Omit any picture, and return the remaining data exactly as written.

**PROVIDED DATA:**
☆ ☆ ☆ ☆

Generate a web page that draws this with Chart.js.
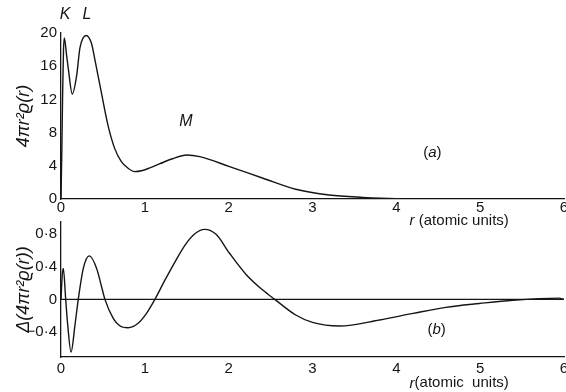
<!DOCTYPE html>
<html>
<head>
<meta charset="utf-8">
<script src="https://cdn.jsdelivr.net/npm/chart.js@4.4.1/dist/chart.umd.min.js"></script>
<style>
  html, body { margin: 0; padding: 0; background: #fff; }
  #wrap { position: relative; width: 566px; height: 392px; overflow: hidden; }
  .panel { position: absolute; left: 0; width: 566px; }
  #panelA { top: 0; height: 235px; }
  #panelB { top: 215px; height: 177px; }
</style>
</head>
<body>
<div id="wrap">
  <div class="panel" id="panelA"><canvas id="densityChart"></canvas></div>
  <div class="panel" id="panelB"><canvas id="deltaChart"></canvas></div>
</div>
<script>
/*************************************************
 * DATA
 *************************************************/

// (a) radial density 4πr²ϱ(r)
const rA = [0, 0.01, 0.02, 0.03, 0.04, 0.067, 0.087, 0.135, 0.187, 0.226, 0.30, 0.365, 0.40, 0.48, 0.56, 0.64, 0.72, 0.80, 0.88, 0.96, 1.06, 1.18, 1.33, 1.5, 1.655, 2.01, 2.41, 2.8, 3.2, 3.6, 4.0, 4.5, 5.0, 6.0];
const densityA = [0, 6, 13, 18, 19.4, 17.3, 15.7, 12.65, 14.9, 18.2, 19.7, 18.7, 17.0, 12.9, 8.9, 6.1, 4.5, 3.7, 3.3, 3.4, 3.75, 4.25, 4.85, 5.3, 5.1, 3.9, 2.5, 1.17, 0.48, 0.2, 0.05, 0.02, 0, 0];

// (b) difference Δ(4πr²ϱ(r))
const rB = [0, 0.015, 0.028, 0.056, 0.08, 0.12, 0.167, 0.206, 0.266, 0.337, 0.425, 0.484, 0.524, 0.623, 0.70, 0.80, 0.92, 1.02, 1.12, 1.238, 1.357, 1.48, 1.6, 1.714, 1.85, 2.01, 2.21, 2.41, 2.55, 2.80, 3.0, 3.32, 3.80, 4.2, 4.59, 4.99, 5.39, 5.94, 6.0];
const deltaB = [0, 0.3, 0.376, 0, -0.31, -0.64, -0.31, 0, 0.376, 0.528, 0.376, 0.153, 0, -0.23, -0.32, -0.344, -0.29, -0.17, 0, 0.23, 0.45, 0.66, 0.8, 0.85, 0.79, 0.56, 0.3, 0.11, 0, -0.19, -0.28, -0.324, -0.25, -0.17, -0.097, -0.05, -0.01, 0.015, 0];

// zero reference line of panel (b)
const rZero = [0, 6];
const zeroLine = [0, 0];

// tick labels
const xTicks = [0, 1, 2, 3, 4, 5, 6];
const yTicksA = [0, 4, 8, 12, 16, 20];
const yTicksB = [-0.4, 0, 0.4, 0.8];


/*************************************************
 * SHARED STYLE
 *************************************************/
const FONT = "'Liberation Sans', 'DejaVu Sans', Arial, sans-serif";
const INK = "#151515";

function toPoints(xs, ys) {
  return xs.map((x, i) => ({ x: x, y: ys[i] }));
}

// text labels placed in data coordinates
const notesPlugin = {
  id: "notes",
  afterDraw(chart, args, opts) {
    const { ctx } = chart;
    const xs = chart.scales.x;
    const ys = chart.scales.y;
    ctx.save();
    ctx.fillStyle = INK;
    ctx.textBaseline = "middle";
    (opts.items || []).forEach(n => {
      const px = xs.getPixelForValue(n.r);
      const py = ys.getPixelForValue(n.v);
      let total = 0;
      n.parts.forEach(p => { ctx.font = p[0]; total += ctx.measureText(p[1]).width; });
      let cx = px - total / 2;
      ctx.textAlign = "left";
      n.parts.forEach(p => {
        ctx.font = p[0];
        ctx.fillText(p[1], cx, py);
        cx += ctx.measureText(p[1]).width;
      });
    });
    ctx.restore();
  }
};

const ital = sz => `italic ${sz}px ${FONT}`;
const norm = sz => `${sz}px ${FONT}`;

function fmtDot(v) {
  if (v === 0) return "0";
  return String(v).replace("-", "\u2212").replace(".", "\u00b7");
}

function baseOptions(cfg) {
  return {
    responsive: true,
    maintainAspectRatio: false,
    animation: false,
    layout: { padding: cfg.padding },
    plugins: {
      legend: { display: false },
      tooltip: { enabled: false },
      notes: { items: cfg.notes }
    },
    elements: { point: { radius: 0 } },
    scales: {
      x: {
        type: "linear",
        min: 0,
        max: 6,
        afterBuildTicks: s => { s.ticks = xTicks.map(v => ({ value: v })); },
        afterFit: s => { s.height = cfg.xHeight; s.paddingLeft = 0; s.paddingRight = 0; },
        grid: { display: false, drawTicks: false },
        border: { display: true, color: INK, width: 1.3 },
        ticks: { color: INK, font: { family: FONT, size: 15 }, padding: cfg.xPad, maxRotation: 0 }
      },
      y: {
        min: cfg.yMin,
        max: cfg.yMax,
        afterBuildTicks: s => { s.ticks = cfg.yTicks.map(v => ({ value: v })); },
        afterFit: s => { s.width = 61; s.paddingTop = 0; s.paddingBottom = 0; },
        grid: { display: false, drawTicks: false },
        border: { display: true, color: INK, width: 1.3 },
        ticks: { color: INK, font: { family: FONT, size: 15 }, padding: 4, callback: cfg.yFmt },
        title: {
          display: true,
          text: cfg.yTitle,
          color: INK,
          font: { family: FONT, size: 18, style: "italic" },
          padding: { top: 13, bottom: 0 }
        }
      }
    }
  };
}


/*************************************************
 * PANEL (a)
 *************************************************/
new Chart(document.getElementById("densityChart"), {
  type: "line",
  data: {
    datasets: [{
      data: toPoints(rA, densityA),
      borderColor: INK,
      borderWidth: 1.4,
      cubicInterpolationMode: "monotone",
      fill: false
    }]
  },
  options: baseOptions({
    padding: { top: 33, right: 2, left: 0, bottom: 0 },
    xHeight: 36,
    xPad: 0,
    yMin: 0,
    yMax: 20,
    yTicks: yTicksA,
    yFmt: v => String(v),
    yTitle: "4\u03c0r\u00b2\u03f1(r)",
    notes: [
      { r: 0.05, v: 22.2, parts: [[ital(16), "K"]] },
      { r: 0.31, v: 22.2, parts: [[ital(16), "L"]] },
      { r: 1.49, v: 9.3, parts: [[ital(16), "M"]] },
      { r: 4.43, v: 5.6, parts: [[norm(15), "("], [ital(15), "a"], [norm(15), ")"]] },
      { r: 4.75, v: -2.65, parts: [[ital(15), "r"], [norm(15), " (atomic units)"]] }
    ]
  }),
  plugins: [notesPlugin]
});


/*************************************************
 * PANEL (b)
 *************************************************/
new Chart(document.getElementById("deltaChart"), {
  type: "line",
  data: {
    datasets: [
      {
        data: toPoints(rB, deltaB),
        borderColor: INK,
        borderWidth: 1.4,
        cubicInterpolationMode: "monotone",
        fill: false
      },
      {
        data: toPoints(rZero, zeroLine),
        borderColor: INK,
        borderWidth: 1.2,
        fill: false
      }
    ]
  },
  options: baseOptions({
    padding: { top: 7, right: 2, left: 0, bottom: 0 },
    xHeight: 35,
    xPad: 3,
    yMin: -0.7,
    yMax: 0.94,
    yTicks: yTicksB,
    yFmt: v => fmtDot(v),
    yTitle: "\u0394(4\u03c0r\u00b2\u03f1(r))",
    notes: [
      { r: 4.48, v: -0.37, parts: [[norm(15), "("], [ital(15), "b"], [norm(15), ")"]] },
      { r: 4.75, v: -1.02, parts: [[ital(15), "r"], [norm(15), "(atomic  units)"]] }
    ]
  }),
  plugins: [notesPlugin]
});
</script>
</body>
</html>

☆ ☆ ☆ ☆

**SOLUTION TO THIS EXERCISE:**
Generate a web page that draws this with Chart.js.
<!DOCTYPE html>
<html>
<head>
<meta charset="utf-8">
<script src="https://cdn.jsdelivr.net/npm/chart.js@4.4.1/dist/chart.umd.min.js"></script>
<style>
  html, body { margin: 0; padding: 0; background: #fff; }
  #wrap { position: relative; width: 566px; height: 392px; overflow: hidden; }
  .panel { position: absolute; left: 0; width: 566px; }
  #panelA { top: 0; height: 235px; }
  #panelB { top: 215px; height: 177px; }
</style>
</head>
<body>
<div id="wrap">
  <div class="panel" id="panelA"><canvas id="densityChart"></canvas></div>
  <div class="panel" id="panelB"><canvas id="deltaChart"></canvas></div>
</div>
<script>
/*************************************************
 * DATA
 *************************************************/

// (a) radial density 4πr²ϱ(r)
const rA = [0, 0.01, 0.02, 0.03, 0.04, 0.067, 0.087, 0.135, 0.187, 0.226, 0.30, 0.365, 0.40, 0.48, 0.56, 0.64, 0.72, 0.80, 0.88, 0.96, 1.06, 1.18, 1.33, 1.5, 1.655, 2.01, 2.41, 2.8, 3.2, 3.6, 4.0, 4.5, 5.0, 6.0];
const densityA = [0, 6, 13, 18, 19.4, 17.3, 15.7, 12.65, 14.9, 18.2, 19.7, 18.7, 17.0, 12.9, 8.9, 6.1, 4.5, 3.7, 3.3, 3.4, 3.75, 4.25, 4.85, 5.3, 5.1, 3.9, 2.5, 1.17, 0.48, 0.2, 0.05, 0.02, 0, 0];

// (b) difference Δ(4πr²ϱ(r))
const rB = [0, 0.015, 0.028, 0.056, 0.08, 0.12, 0.167, 0.206, 0.266, 0.337, 0.425, 0.484, 0.524, 0.623, 0.70, 0.80, 0.92, 1.02, 1.12, 1.238, 1.357, 1.48, 1.6, 1.714, 1.85, 2.01, 2.21, 2.41, 2.55, 2.80, 3.0, 3.32, 3.80, 4.2, 4.59, 4.99, 5.39, 5.94, 6.0];
const deltaB = [0, 0.3, 0.376, 0, -0.31, -0.64, -0.31, 0, 0.376, 0.528, 0.376, 0.153, 0, -0.23, -0.32, -0.344, -0.29, -0.17, 0, 0.23, 0.45, 0.66, 0.8, 0.85, 0.79, 0.56, 0.3, 0.11, 0, -0.19, -0.28, -0.324, -0.25, -0.17, -0.097, -0.05, -0.01, 0.015, 0];

// zero reference line of panel (b)
const rZero = [0, 6];
const zeroLine = [0, 0];

// tick labels
const xTicks = [0, 1, 2, 3, 4, 5, 6];
const yTicksA = [0, 4, 8, 12, 16, 20];
const yTicksB = [-0.4, 0, 0.4, 0.8];


/*************************************************
 * SHARED STYLE
 *************************************************/
const FONT = "'Liberation Sans', 'DejaVu Sans', Arial, sans-serif";
const INK = "#151515";

function toPoints(xs, ys) {
  return xs.map((x, i) => ({ x: x, y: ys[i] }));
}

// text labels placed in data coordinates
const notesPlugin = {
  id: "notes",
  afterDraw(chart, args, opts) {
    const { ctx } = chart;
    const xs = chart.scales.x;
    const ys = chart.scales.y;
    ctx.save();
    ctx.fillStyle = INK;
    ctx.textBaseline = "middle";
    (opts.items || []).forEach(n => {
      const px = xs.getPixelForValue(n.r);
      const py = ys.getPixelForValue(n.v);
      let total = 0;
      n.parts.forEach(p => { ctx.font = p[0]; total += ctx.measureText(p[1]).width; });
      let cx = px - total / 2;
      ctx.textAlign = "left";
      n.parts.forEach(p => {
        ctx.font = p[0];
        ctx.fillText(p[1], cx, py);
        cx += ctx.measureText(p[1]).width;
      });
    });
    ctx.restore();
  }
};

const ital = sz => `italic ${sz}px ${FONT}`;
const norm = sz => `${sz}px ${FONT}`;

function fmtDot(v) {
  if (v === 0) return "0";
  return String(v).replace("-", "\u2212").replace(".", "\u00b7");
}

function baseOptions(cfg) {
  return {
    responsive: true,
    maintainAspectRatio: false,
    animation: false,
    layout: { padding: cfg.padding },
    plugins: {
      legend: { display: false },
      tooltip: { enabled: false },
      notes: { items: cfg.notes }
    },
    elements: { point: { radius: 0 } },
    scales: {
      x: {
        type: "linear",
        min: 0,
        max: 6,
        afterBuildTicks: s => { s.ticks = xTicks.map(v => ({ value: v })); },
        afterFit: s => { s.height = cfg.xHeight; s.paddingLeft = 0; s.paddingRight = 0; },
        grid: { display: false, drawTicks: false },
        border: { display: true, color: INK, width: 1.3 },
        ticks: { color: INK, font: { family: FONT, size: 15 }, padding: cfg.xPad, maxRotation: 0 }
      },
      y: {
        min: cfg.yMin,
        max: cfg.yMax,
        afterBuildTicks: s => { s.ticks = cfg.yTicks.map(v => ({ value: v })); },
        afterFit: s => { s.width = 61; s.paddingTop = 0; s.paddingBottom = 0; },
        grid: { display: false, drawTicks: false },
        border: { display: true, color: INK, width: 1.3 },
        ticks: { color: INK, font: { family: FONT, size: 15 }, padding: 4, callback: cfg.yFmt },
        title: {
          display: true,
          text: cfg.yTitle,
          color: INK,
          font: { family: FONT, size: 18, style: "italic" },
          padding: { top: 13, bottom: 0 }
        }
      }
    }
  };
}


/*************************************************
 * PANEL (a)
 *************************************************/
new Chart(document.getElementById("densityChart"), {
  type: "line",
  data: {
    datasets: [{
      data: toPoints(rA, densityA),
      borderColor: INK,
      borderWidth: 1.4,
      cubicInterpolationMode: "monotone",
      fill: false
    }]
  },
  options: baseOptions({
    padding: { top: 33, right: 2, left: 0, bottom: 0 },
    xHeight: 36,
    xPad: 0,
    yMin: 0,
    yMax: 20,
    yTicks: yTicksA,
    yFmt: v => String(v),
    yTitle: "4\u03c0r\u00b2\u03f1(r)",
    notes: [
      { r: 0.05, v: 22.2, parts: [[ital(16), "K"]] },
      { r: 0.31, v: 22.2, parts: [[ital(16), "L"]] },
      { r: 1.49, v: 9.3, parts: [[ital(16), "M"]] },
      { r: 4.43, v: 5.6, parts: [[norm(15), "("], [ital(15), "a"], [norm(15), ")"]] },
      { r: 4.75, v: -2.65, parts: [[ital(15), "r"], [norm(15), " (atomic units)"]] }
    ]
  }),
  plugins: [notesPlugin]
});


/*************************************************
 * PANEL (b)
 *************************************************/
new Chart(document.getElementById("deltaChart"), {
  type: "line",
  data: {
    datasets: [
      {
        data: toPoints(rB, deltaB),
        borderColor: INK,
        borderWidth: 1.4,
        cubicInterpolationMode: "monotone",
        fill: false
      },
      {
        data: toPoints(rZero, zeroLine),
        borderColor: INK,
        borderWidth: 1.2,
        fill: false
      }
    ]
  },
  options: baseOptions({
    padding: { top: 7, right: 2, left: 0, bottom: 0 },
    xHeight: 35,
    xPad: 3,
    yMin: -0.7,
    yMax: 0.94,
    yTicks: yTicksB,
    yFmt: v => fmtDot(v),
    yTitle: "\u0394(4\u03c0r\u00b2\u03f1(r))",
    notes: [
      { r: 4.48, v: -0.37, parts: [[norm(15), "("], [ital(15), "b"], [norm(15), ")"]] },
      { r: 4.75, v: -1.02, parts: [[ital(15), "r"], [norm(15), "(atomic  units)"]] }
    ]
  }),
  plugins: [notesPlugin]
});
</script>
</body>
</html>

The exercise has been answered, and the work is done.